Initial artists include actors Kate Baldwin, Lise Bruneau, Marsha Mason, Nicholas Rodriguez, Dawn Ursula, and Kirsten Wyatt, musician Victor Simonson, designers Paige Hathaway, Ken MacDonald, and Jeanette Oi-Suk Yew, writer Mary Hall Surface, Broadway fight master David S. Leong, fight and intimacy choreographer Jenny Male, voice and dialect coaches Lisa Nathans and Zach Champion, and production department artisans and technicians Deborah Lynn Nash and Timothy M. Thompson. With the marketplace being a dynamic space, Arena Stage will add new artists over time.
The offerings include personal concerts and greetings, original music compositions, one-on-one acting and vocal coaching, custom-made face masks, conflict resolution, custom-designed and performed puppet film of a person’s life, cooking classes, and a song and a writing salon for you and your friends. The marketplace gives people a way to express gratitude, to grieve, and to convey love and support with sentiments tailored to the occasion by artists. To view and learn more about the marketplace, visit the Arena Stage website.
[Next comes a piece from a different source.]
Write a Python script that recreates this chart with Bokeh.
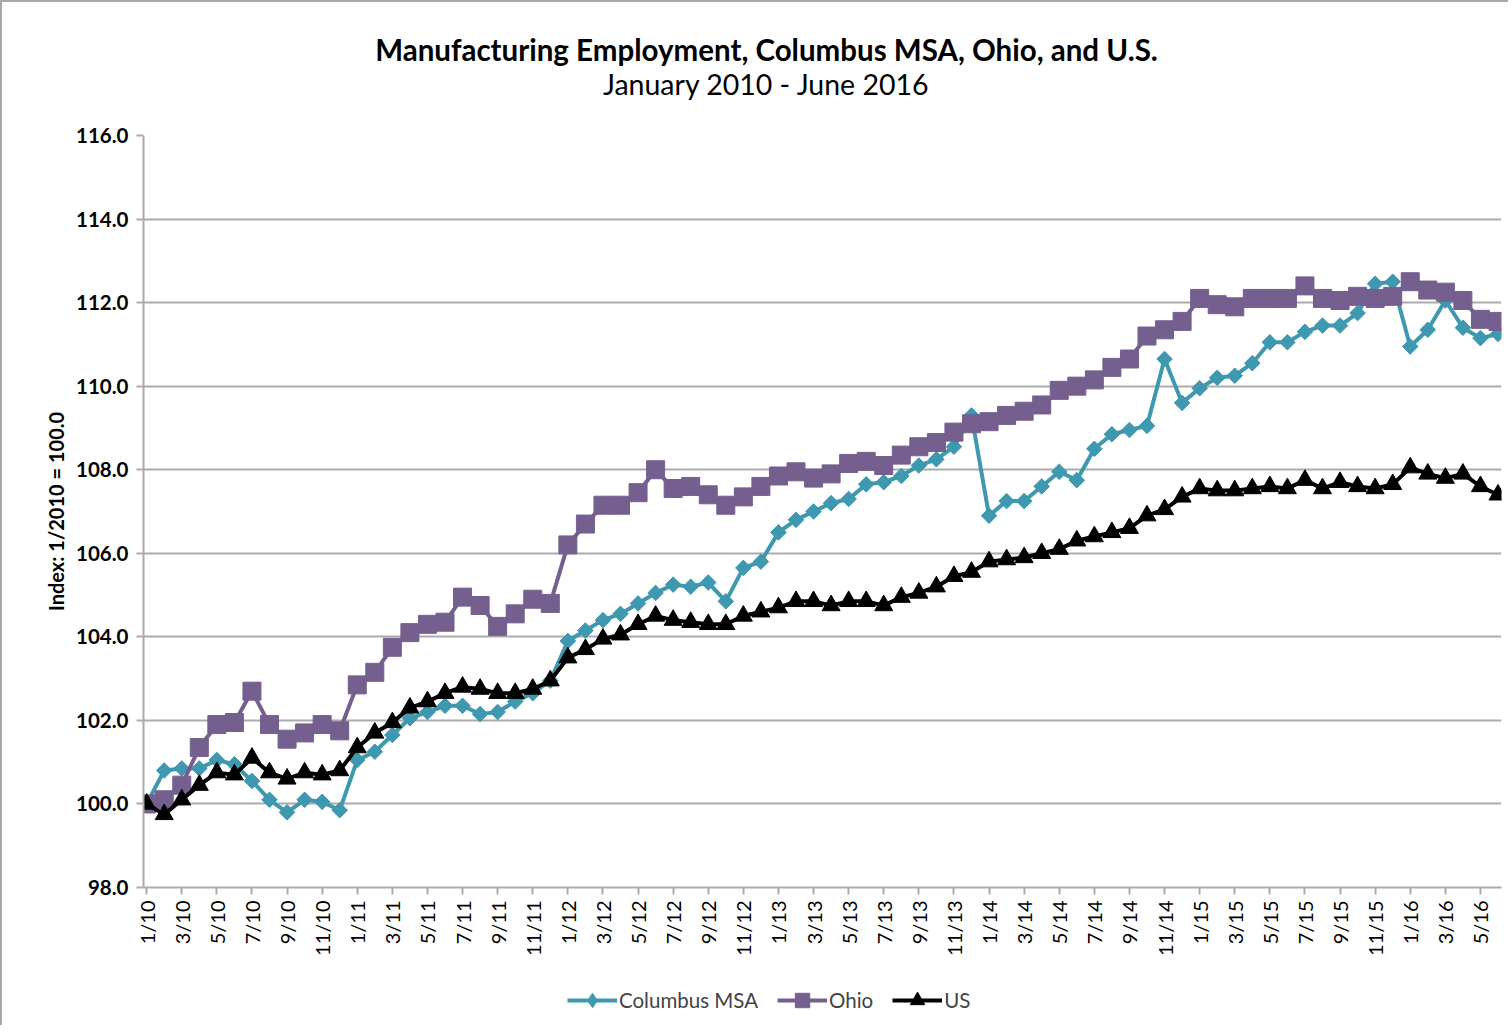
import math
from bokeh.plotting import figure
from bokeh.layouts import column
from bokeh.models import (Legend, LegendItem, Label, FixedTicker, NumeralTickFormatter,
                          Range1d)
from bokeh.embed import file_html
from bokeh.resources import INLINE

months = ["1/10","2/10","3/10","4/10","5/10","6/10","7/10","8/10","9/10","10/10","11/10","12/10",
          "1/11","2/11","3/11","4/11","5/11","6/11","7/11","8/11","9/11","10/11","11/11","12/11",
          "1/12","2/12","3/12","4/12","5/12","6/12","7/12","8/12","9/12","10/12","11/12","12/12",
          "1/13","2/13","3/13","4/13","5/13","6/13","7/13","8/13","9/13","10/13","11/13","12/13",
          "1/14","2/14","3/14","4/14","5/14","6/14","7/14","8/14","9/14","10/14","11/14","12/14",
          "1/15","2/15","3/15","4/15","5/15","6/15","7/15","8/15","9/15","10/15","11/15","12/15",
          "1/16","2/16","3/16","4/16","5/16","6/16"]

columbus = [100.0,100.8,100.85,100.85,101.05,100.95,100.55,100.1,99.8,100.1,100.05,99.85,
            101.05,101.25,101.65,102.05,102.2,102.35,102.35,102.15,102.2,102.45,102.65,102.95,
            103.9,104.15,104.4,104.55,104.8,105.05,105.25,105.2,105.3,104.85,105.65,105.8,
            106.5,106.8,107.0,107.2,107.3,107.65,107.7,107.85,108.1,108.25,108.55,109.3,
            106.9,107.25,107.25,107.6,107.95,107.75,108.5,108.85,108.95,109.05,110.65,109.6,
            109.95,110.2,110.25,110.55,111.05,111.05,111.3,111.45,111.45,111.75,112.45,112.5,
            110.95,111.35,112.05,111.4,111.15,111.25]

ohio = [100.0,100.1,100.45,101.35,101.9,101.95,102.7,101.9,101.55,101.7,101.9,101.75,
        102.85,103.15,103.75,104.1,104.3,104.35,104.95,104.75,104.25,104.55,104.9,104.8,
        106.2,106.7,107.15,107.15,107.45,108.0,107.55,107.6,107.4,107.15,107.35,107.6,
        107.85,107.95,107.8,107.9,108.15,108.2,108.1,108.35,108.55,108.65,108.9,109.1,
        109.15,109.3,109.4,109.55,109.9,110.0,110.15,110.45,110.65,111.2,111.35,111.55,
        112.1,111.95,111.9,112.1,112.1,112.1,112.4,112.1,112.05,112.15,112.1,112.15,
        112.5,112.3,112.25,112.05,111.6,111.55]

us = [100.0,99.75,100.1,100.45,100.75,100.7,101.1,100.75,100.6,100.75,100.7,100.8,
      101.35,101.7,101.95,102.3,102.45,102.65,102.8,102.75,102.65,102.65,102.75,102.95,
      103.5,103.7,103.95,104.05,104.3,104.5,104.4,104.35,104.3,104.3,104.5,104.6,
      104.7,104.85,104.85,104.75,104.85,104.85,104.75,104.95,105.05,105.2,105.45,105.55,
      105.8,105.85,105.9,106.0,106.1,106.3,106.4,106.5,106.6,106.9,107.05,107.35,
      107.55,107.5,107.5,107.55,107.6,107.55,107.75,107.55,107.7,107.6,107.55,107.65,
      108.05,107.9,107.8,107.9,107.6,107.4]

y_ticks = [98, 100, 102, 104, 106, 108, 110, 112, 114, 116]

title_text = "Manufacturing Employment, Columbus MSA, Ohio, and U.S."
subtitle_text = "January 2010 - June 2016"
y_label = "Index: 1/2010 = 100.0"
series_names = ["Columbus MSA", "Ohio", "US"]

x = list(range(len(months)))

TEAL = "#3E98AF"
PURPLE = "#755F8F"
BLACK = "#000000"
GRID = "#ABABAB"
FONT = "Lato"
W = 1506
BL, BR = 141, 7          # shared left/right borders (frames are aligned in the column)
FW = W - BL - BR         # frame width in px


def blank_fig(h):
    f = figure(width=W, height=h, output_backend="svg", toolbar_location=None,
               x_range=Range1d(0, FW), y_range=Range1d(0, h),
               x_axis_location=None, y_axis_location=None,
               min_border_left=BL, min_border_right=BR,
               min_border_top=0, min_border_bottom=0)
    f.grid.visible = False
    f.outline_line_color = None
    f.background_fill_color = "white"
    f.border_fill_color = "white"
    return f


# ---- title strip ----
TH = 120
tf = blank_fig(TH)
tf.add_layout(Label(x=766 - 143, y=TH - 47, text=title_text, text_align="center",
                    text_baseline="middle", text_font=FONT, text_font_size="29.5px",
                    text_font_style="bold", text_color="black"))
tf.add_layout(Label(x=766 - 143, y=TH - 81, text=subtitle_text, text_align="center",
                    text_baseline="middle", text_font=FONT, text_font_size="28.5px",
                    text_color="black"))

# ---- main chart ----
p = figure(width=W, height=13 + 752 + 80, output_backend="svg", toolbar_location=None,
           x_range=Range1d(-0.18, 77.2), y_range=Range1d(98, 116),
           min_border_left=BL, min_border_right=BR, min_border_top=13, min_border_bottom=80)
p.outline_line_color = None
p.background_fill_color = "white"
p.border_fill_color = "white"

p.xgrid.grid_line_color = None
p.ygrid.grid_line_color = GRID
p.ygrid.grid_line_width = 2

p.yaxis.ticker = FixedTicker(ticks=y_ticks)
p.yaxis.formatter = NumeralTickFormatter(format="0.0")
p.yaxis.minor_tick_line_color = None
p.yaxis.axis_line_color = GRID
p.yaxis.axis_line_width = 2
p.yaxis.major_tick_line_color = GRID
p.yaxis.major_tick_line_width = 2
p.yaxis.major_tick_out = 7
p.yaxis.major_tick_in = 0
p.yaxis.major_label_standoff = 8
p.yaxis.major_label_text_font = FONT
p.yaxis.major_label_text_font_size = "20.5px"
p.yaxis.major_label_text_font_style = "bold"
p.yaxis.major_label_text_color = "black"
p.yaxis.axis_label = y_label
p.yaxis.axis_label_text_font = FONT
p.yaxis.axis_label_text_font_size = "20px"
p.yaxis.axis_label_text_font_style = "bold"
p.yaxis.axis_label_text_color = "black"
p.yaxis.axis_label_standoff = 5

p.xaxis.ticker = FixedTicker(ticks=x[::2])
p.xaxis.major_label_overrides = {i: months[i] for i in x[::2]}
p.xaxis.major_label_orientation = math.pi / 2
p.xaxis.minor_tick_line_color = None
p.xaxis.axis_line_color = GRID
p.xaxis.axis_line_width = 2
p.xaxis.major_tick_line_color = GRID
p.xaxis.major_tick_line_width = 2
p.xaxis.major_tick_out = 7
p.xaxis.major_tick_in = 0
p.xaxis.major_label_standoff = 6
p.xaxis.major_label_text_font = FONT
p.xaxis.major_label_text_font_size = "20px"
p.xaxis.major_label_text_color = "black"

series = [(columbus, TEAL, dict(marker="square", angle=math.pi / 4, size=11)),
          (ohio, PURPLE, dict(marker="square", size=18)),
          (us, BLACK, dict(marker="triangle", size=18))]

for vals, col, mk in series:
    p.line(x, vals, line_color=col, line_width=4)
    p.scatter(x, vals, fill_color=col, line_color=col, **mk)

# ---- legend strip (its renderers fall outside this strip's range; only the legend shows) ----
legend_markers = ["diamond", "square", "triangle"]
LH = 58
lf = blank_fig(LH)
items = []
for name, lm, (vals, col, mk) in zip(series_names, legend_markers, series):
    r_line = lf.line(x, vals, line_color=col, line_width=4)
    r_mark = lf.scatter(x, vals, marker=lm, size=14, fill_color=col, line_color=col)
    items.append(LegendItem(label=name, renderers=[r_line, r_mark]))
legend = Legend(items=items, location=(570 - 6 - 143 + 3, 7), orientation="horizontal",
                glyph_width=50, glyph_height=36, label_standoff=2, spacing=19,
                label_text_font=FONT, label_text_font_size="20.5px",
                background_fill_alpha=0, border_line_color=None, padding=6, margin=0)
lf.add_layout(legend)

layout = column(tf, p, lf, spacing=0)
layout.styles = {"border-top": "2px solid #A8A8A8", "border-left": "2px solid #A8A8A8"}

open("out.html", "w").write(file_html(layout, INLINE))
“95 percent of artists nationally have lost work—62 percent have lost all work,” said Arena Stage artistic director Molly Smith in a statement. “Guess which sector of the arts has lost all work? Yes — theatre artists. Seema’s brilliant brainstorm of an idea provides a way for audiences to support artists and for artists to earn money to live. We work with extraordinary artists — come aboard and help support them through purchasing their art through experiences and objects.”